EDUCATION / Reading and the classroom: Issues, people
and trends

Two Will Share Honors as Top Superintendent in the State

The administrators--from the adjoining Saddleback and Capistrano districts--are known for friendly competitiveness and a 'passion for education.'


Unable to decide which school official they should pick for their most prestigious professional award, delegates from 20 state regions of the Assn. of California School Administrators last week did something they've never done in 29 years of voting: They gave it to two people.

Peter Hartman, superintendent of the Saddleback Unified School District, and James Fleming, superintendent of the Capistrano Unified School District, were tied in the voting, and on Wednesday both were selected as California Superintendent of the Year. And even though rules allow for only one candidate, the association will flout the conventions and submit both men's names in a national competition to decide the country's best superintendent.

"The thinking was this: It just wouldn't have been fair to have to pick just one candidate," said Bob Wells, executive director of the association. "We'd be selling the other one short. So why not pick both? Seems like a reasonable solution to a deadlocked election to me."

The candidates have an unusual amount in common. The two manage adjoining school districts that share some of the same communities. Both have stood watch as their districts have undergone drastic and similar demographic changes in the last decade. And often, even when they aren't having dinner together, they eat at the same restaurants.

Sometimes they even steal teachers and administrators from each other. Barbara Smith worked for a decade as a principal under Hartman, but left to work for Fleming, eventually as his second in command.
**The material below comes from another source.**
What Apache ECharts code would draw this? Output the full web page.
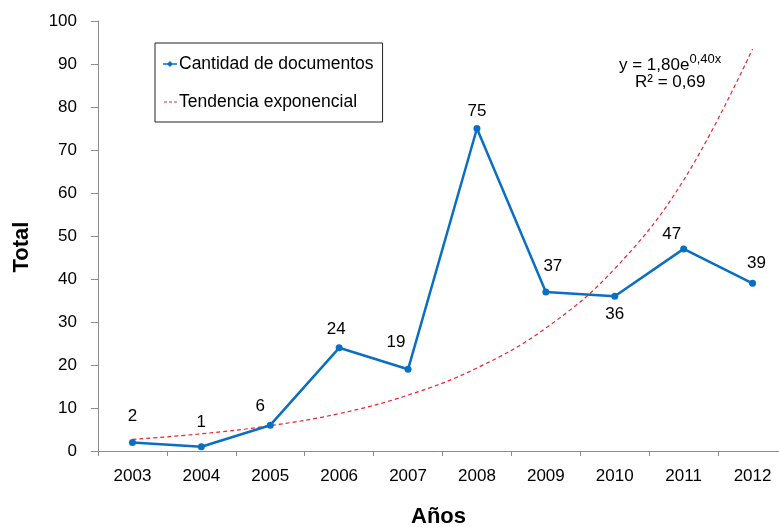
<!DOCTYPE html>
<html>
<head>
<meta charset="utf-8">
<script src="https://cdn.jsdelivr.net/npm/echarts@6/dist/echarts.min.js"></script>
<style>
html,body{margin:0;padding:0;background:#fff;}
#chart{width:779px;height:527px;}
</style>
</head>
<body>
<div id="chart"></div>
<script>
// ---- data ----
const years = ['2003','2004','2005','2006','2007','2008','2009','2010','2011','2012'];
const documentos = [2, 1, 6, 24, 19, 75, 37, 36, 47, 39];
const tendencia = [2.7, 4.0, 5.9, 8.7, 13.0, 19.3, 28.6, 42.4, 63.0, 93.5];
const yTicks = { min: 0, max: 100, interval: 10 };
const seriesNames = ['Cantidad de documentos', 'Tendencia exponencial'];

// ---- layout (label nudges, px) ----
const labelNudge = [[0,-9],[0,-7],[-10,-2],[-3,-1],[-12,-10],[0,0],[7,-9],null,[-12,2],[4,-3]];

const font = 'Liberation Sans, Arial, sans-serif';
const blue = '#0A6FC2';
const red = '#E8262B';

// legend icons (corner specks fix the bounding box to 14x7)
const specks = 'M0,0h0.01v0.01h-0.01z M13.99,6.99h0.01v0.01h-0.01z ';
const iconDoc = 'path://' + specks + 'M0,2.8h14v1.4h-14z M7,0.4 L10.1,3.5 L7,6.6 L3.9,3.5z';
const iconTrend = 'path://' + specks + 'M1,3h3v1h-3z M6,3h3v1h-3z M11,3h3v1h-3z';

const docData = documentos.map((v, i) => {
  const d = { value: v };
  if (labelNudge[i] === null) {
    d.label = { position: 'bottom', distance: 6 };
  } else {
    d.label = { offset: labelNudge[i] };
  }
  return d;
});

const chart = echarts.init(document.getElementById('chart'), null, { renderer: 'canvas' });
chart.setOption({
  animation: false,
  backgroundColor: '#fff',
  textStyle: { fontFamily: font },
  grid: { left: 98, top: 21, width: 689, height: 430, containLabel: false, outerBoundsMode: 'none' },
  legend: {
    orient: 'vertical',
    left: 155, top: 43,
    padding: [12, 9, 11, 8],
    itemGap: 20,
    itemWidth: 14, itemHeight: 7,
    borderColor: '#222', borderWidth: 1,
    textStyle: { fontSize: 17.5, color: '#000', fontFamily: font, padding: [0,0,0,-3] },
    data: [
      { name: seriesNames[0], icon: iconDoc, itemStyle: { color: blue } },
      { name: seriesNames[1], icon: iconTrend, itemStyle: { color: red } }
    ]
  },
  xAxis: {
    type: 'category',
    data: years,
    boundaryGap: true,
    axisLine: { lineStyle: { color: '#8c8c8c', width: 1 } },
    axisTick: { show: true, length: 5, inside: false, alignWithLabel: false, lineStyle: { color: '#8c8c8c' } },
    axisLabel: { color: '#000', fontSize: 17, margin: 17, fontFamily: font },
    name: 'Años',
    nameLocation: 'middle',
    nameGap: 55,
    nameTextStyle: { fontSize: 22, fontWeight: 'bold', color: '#000', fontFamily: font, padding: [0, 8, 0, 0] }
  },
  yAxis: {
    type: 'value',
    min: yTicks.min, max: yTicks.max, interval: yTicks.interval,
    splitLine: { show: false },
    axisLine: { show: true, lineStyle: { color: '#8c8c8c', width: 1 } },
    axisTick: { show: true, length: 7, lineStyle: { color: '#8c8c8c' } },
    axisLabel: { color: '#000', fontSize: 17, margin: 21, fontFamily: font },
    name: 'Total',
    nameLocation: 'middle',
    nameGap: 65,
    nameRotate: 90,
    nameTextStyle: { fontSize: 22, fontWeight: 'bold', color: '#000', fontFamily: font, padding: [0, 22, 0, 0] }
  },
  series: [
    {
      name: seriesNames[0],
      type: 'line',
      data: docData,
      z: 3,
      symbol: 'circle',
      symbolSize: 7,
      itemStyle: { color: blue },
      lineStyle: { color: blue, width: 2.5 },
      label: { show: true, position: 'top', distance: 5, fontSize: 17, color: '#000', fontFamily: font }
    },
    {
      name: seriesNames[1],
      type: 'line',
      data: tendencia,
      z: 2,
      smooth: 0.4,
      showSymbol: false,
      symbol: 'none',
      itemStyle: { color: red },
      lineStyle: { color: red, width: 1.2, type: [4, 3] }
    }
  ],
  graphic: [
    {
      type: 'text',
      left: 619, top: 53,
      style: {
        text: '{a|y = 1,80e}{b|0,40x}',
        rich: {
          a: { fontSize: 17, fontFamily: font, fill: '#000', lineHeight: 21, verticalAlign: 'bottom' },
          b: { fontSize: 13, fontFamily: font, fill: '#000', lineHeight: 21, verticalAlign: 'top', padding: [0,0,6,0] }
        }
      }
    },
    {
      type: 'text',
      left: 635, top: 74,
      style: { text: 'R² = 0,69', fontSize: 17, fontFamily: font, fill: '#000' }
    }
  ]
});
</script>
</body>
</html>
"I have the best of both worlds. I have two of the best mentors around, if anything because the two have this friendly competition going, and . . . maybe they were trying to see who was the better mentor," said Smith, now superintendent for the San Rafael City School District in the San Francisco Bay Area.
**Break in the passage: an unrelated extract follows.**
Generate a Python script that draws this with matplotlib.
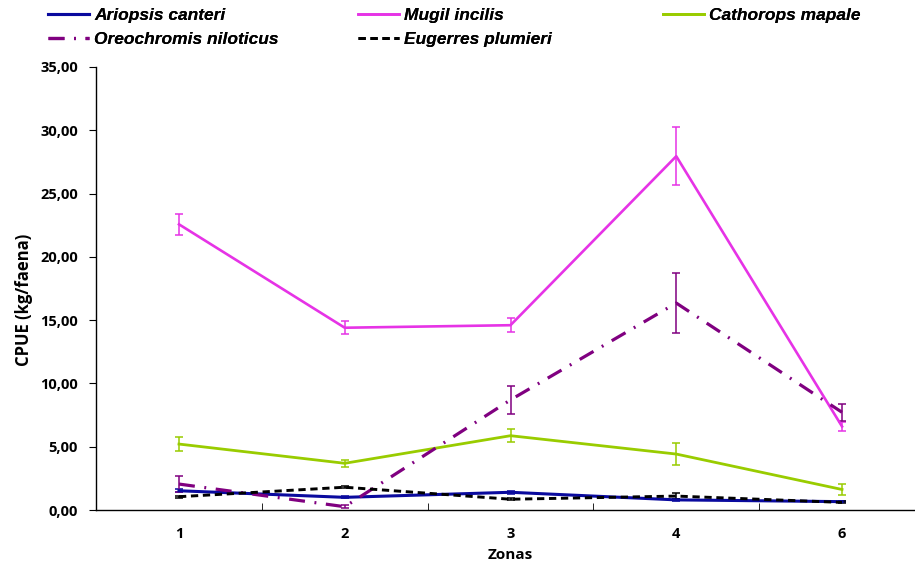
import matplotlib
matplotlib.use("Agg")
import matplotlib.pyplot as plt
from matplotlib.lines import Line2D
from matplotlib.ticker import FuncFormatter, MultipleLocator

zonas = ["1", "2", "3", "4", "6"]

ariopsis = [1.52, 1.00, 1.40, 0.80, 0.66]
ariopsis_err = [0.10, 0.08, 0.10, 0.08, 0.06]
mugil = [22.57, 14.40, 14.60, 27.95, 6.60]
mugil_err = [0.83, 0.50, 0.57, 2.30, 0.35]
cathorops = [5.21, 3.69, 5.87, 4.42, 1.62]
cathorops_err = [0.55, 0.27, 0.50, 0.85, 0.45]
oreochromis = [2.05, 0.26, 8.70, 16.35, 7.72]
oreochromis_err = [0.62, 0.10, 1.08, 2.40, 0.65]
eugerres = [1.05, 1.80, 0.85, 1.10, 0.60]
eugerres_err = [0.08, 0.10, 0.08, 0.27, 0.08]

names = ["Ariopsis canteri", "Mugil incilis", "Cathorops mapale",
         "Oreochromis niloticus", "Eugerres plumieri"]

fig = plt.figure(figsize=(9.15, 5.63), dpi=100)
ax = fig.add_axes([96.1 / 915, 53 / 563, 828.8 / 915, 443 / 563])

x = list(range(len(zonas)))

styles = [
    dict(color="#0A0A9E", lw=2.2, ls="-"),
    dict(color="#E633E6", lw=1.9, ls="-"),
    dict(color="#99CC00", lw=2.0, ls="-"),
    dict(color="#800080", lw=2.3, ls=(0, (5, 3, 0.6, 3))),
    dict(color="#000000", lw=2.1, ls=(0, (2.5, 1.6))),
]
series = [(ariopsis, ariopsis_err), (mugil, mugil_err), (cathorops, cathorops_err),
          (oreochromis, oreochromis_err), (eugerres, eugerres_err)]

handles = []
for (vals, errs), st, nm in zip(series, styles, names):
    ax.errorbar(x, vals, yerr=errs, color=st["color"], lw=st["lw"], ls=st["ls"],
                elinewidth=1.1, capsize=2.6, capthick=1.1)
    handles.append(Line2D([], [], color=st["color"], lw=st["lw"], ls=st["ls"]))

ax.set_xlim(-0.5, len(zonas) - 0.5)
ax.set_ylim(0, 35)
ax.set_xticks(x)
ax.set_xticklabels(zonas)
ax.set_xticks([i + 0.5 for i in x], minor=True)
ax.tick_params(axis="x", which="major", length=0, pad=12)
ax.tick_params(axis="x", which="minor", length=5, direction="in")
ax.yaxis.set_major_locator(MultipleLocator(5))
ax.yaxis.set_major_formatter(FuncFormatter(lambda v, p: f"{v:.2f}".replace(".", ",")))
ax.tick_params(axis="y", length=5, direction="out", pad=8)
for lab in ax.get_xticklabels() + ax.get_yticklabels():
    lab.set_fontfamily("Open Sans")
    lab.set_fontweight("bold")
    lab.set_fontsize(10.5)
ax.spines["top"].set_visible(False)
ax.spines["right"].set_visible(False)
ax.spines["left"].set_linewidth(1.0)
ax.spines["bottom"].set_linewidth(1.0)

ax.set_xlabel("Zonas", fontfamily="Open Sans", fontweight="bold", fontsize=11, labelpad=5)
ax.set_ylabel("CPUE (kg/faena)", fontfamily="Open Sans", fontweight="bold", fontsize=12)
ax.yaxis.set_label_coords((33 - 96.1) / 828.8, (510 - 300) / 443)

leg_font = dict(family="Liberation Sans", weight="bold", style="italic", size=12.5)
cols = [([handles[0], handles[3]], [names[0], names[3]], 48),
        ([handles[1], handles[4]], [names[1], names[4]], 358),
        ([handles[2]], [names[2]], 663)]
for hs, ls, px in cols:
    lg = fig.legend(hs, ls, loc="upper left", bbox_to_anchor=(px / 915, 1 - 8 / 563),
                    frameon=False, prop=leg_font, handlelength=2.35, handletextpad=0.3,
                    borderpad=0, labelspacing=0.5, borderaxespad=0)
    fig.add_artist(lg)

fig.savefig("out.png", dpi=100)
"I'm really not surprised both of them got the award. I think they are better off from having the other around. They both have a passion for education that goes beyond the borders of their district."
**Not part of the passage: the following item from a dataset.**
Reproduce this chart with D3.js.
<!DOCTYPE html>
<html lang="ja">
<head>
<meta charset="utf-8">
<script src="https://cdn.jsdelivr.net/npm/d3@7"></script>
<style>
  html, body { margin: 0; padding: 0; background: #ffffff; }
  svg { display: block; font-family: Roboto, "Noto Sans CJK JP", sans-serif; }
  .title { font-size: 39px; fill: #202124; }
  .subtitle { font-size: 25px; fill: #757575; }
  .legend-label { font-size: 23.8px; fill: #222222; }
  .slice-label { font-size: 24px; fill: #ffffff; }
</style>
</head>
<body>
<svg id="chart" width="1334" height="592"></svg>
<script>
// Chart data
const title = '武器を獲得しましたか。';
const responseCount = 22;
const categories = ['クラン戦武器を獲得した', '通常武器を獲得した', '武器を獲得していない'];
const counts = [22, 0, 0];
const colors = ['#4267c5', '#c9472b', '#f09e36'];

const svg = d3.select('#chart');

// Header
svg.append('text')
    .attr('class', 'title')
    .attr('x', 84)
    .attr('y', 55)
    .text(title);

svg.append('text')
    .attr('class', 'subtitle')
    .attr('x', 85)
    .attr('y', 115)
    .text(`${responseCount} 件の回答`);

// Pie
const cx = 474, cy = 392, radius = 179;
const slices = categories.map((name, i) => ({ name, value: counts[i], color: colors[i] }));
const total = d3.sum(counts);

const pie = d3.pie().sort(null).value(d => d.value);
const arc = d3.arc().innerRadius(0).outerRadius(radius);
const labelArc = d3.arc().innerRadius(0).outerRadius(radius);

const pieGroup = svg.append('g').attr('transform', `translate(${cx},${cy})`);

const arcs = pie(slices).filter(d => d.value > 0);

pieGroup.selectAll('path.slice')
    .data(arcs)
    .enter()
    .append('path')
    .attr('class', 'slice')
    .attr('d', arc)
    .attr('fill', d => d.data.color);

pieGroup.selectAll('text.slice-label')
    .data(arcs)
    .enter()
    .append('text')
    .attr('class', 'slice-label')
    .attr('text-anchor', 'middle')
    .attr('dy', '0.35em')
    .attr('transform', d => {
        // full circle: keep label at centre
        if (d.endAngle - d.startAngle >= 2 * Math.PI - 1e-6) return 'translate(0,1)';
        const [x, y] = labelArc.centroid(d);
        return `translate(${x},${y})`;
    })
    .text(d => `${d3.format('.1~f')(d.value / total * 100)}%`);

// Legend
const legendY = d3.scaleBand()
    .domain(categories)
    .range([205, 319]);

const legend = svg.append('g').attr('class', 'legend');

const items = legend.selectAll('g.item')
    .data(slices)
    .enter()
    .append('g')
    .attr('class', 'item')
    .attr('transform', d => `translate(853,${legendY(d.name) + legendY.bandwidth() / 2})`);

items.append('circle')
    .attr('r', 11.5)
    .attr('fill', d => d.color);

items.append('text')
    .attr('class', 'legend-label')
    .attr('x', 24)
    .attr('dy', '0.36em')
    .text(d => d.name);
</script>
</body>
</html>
The two talk at least five times a week, have dinner every two, and carpool when they go on school-related trips.

In some ways, the two districts are like one, managed by two, colleagues say. Often the superintendents are spotted on the phone, bouncing ideas off each other, or comparing the latest test scores.

Fleming, known for his communication skills, manages a district of 44 schools, and Hartman, known as a financial whiz, manages a district of 37. All told, the two oversee about 80,000 students.

"There really is a good competitiveness between us," Fleming, 57, said. "He'll call me up and say, 'Hey, look at our SAT scores,' and I have to say 'Ah, I guess we'll get you on the Stanford 9s.' He definitely helps me be a better [superintendent]."

Hartman, 63, agrees. "I think we both have a lot of experiences to [share]. He worked in Florida. I worked in New Jersey. Together we have a lot to talk about. We are both aggressive, too, but we benefit from that."

The two will officially accept the award together Dec. 1 in Long Beach at a superintendents association lunch.

Wells said having co-winners is awkward, but that makes it all the more meaningful. He said one reason the association decided to give the award to two people is that each candidate was willing to let the other take the prize.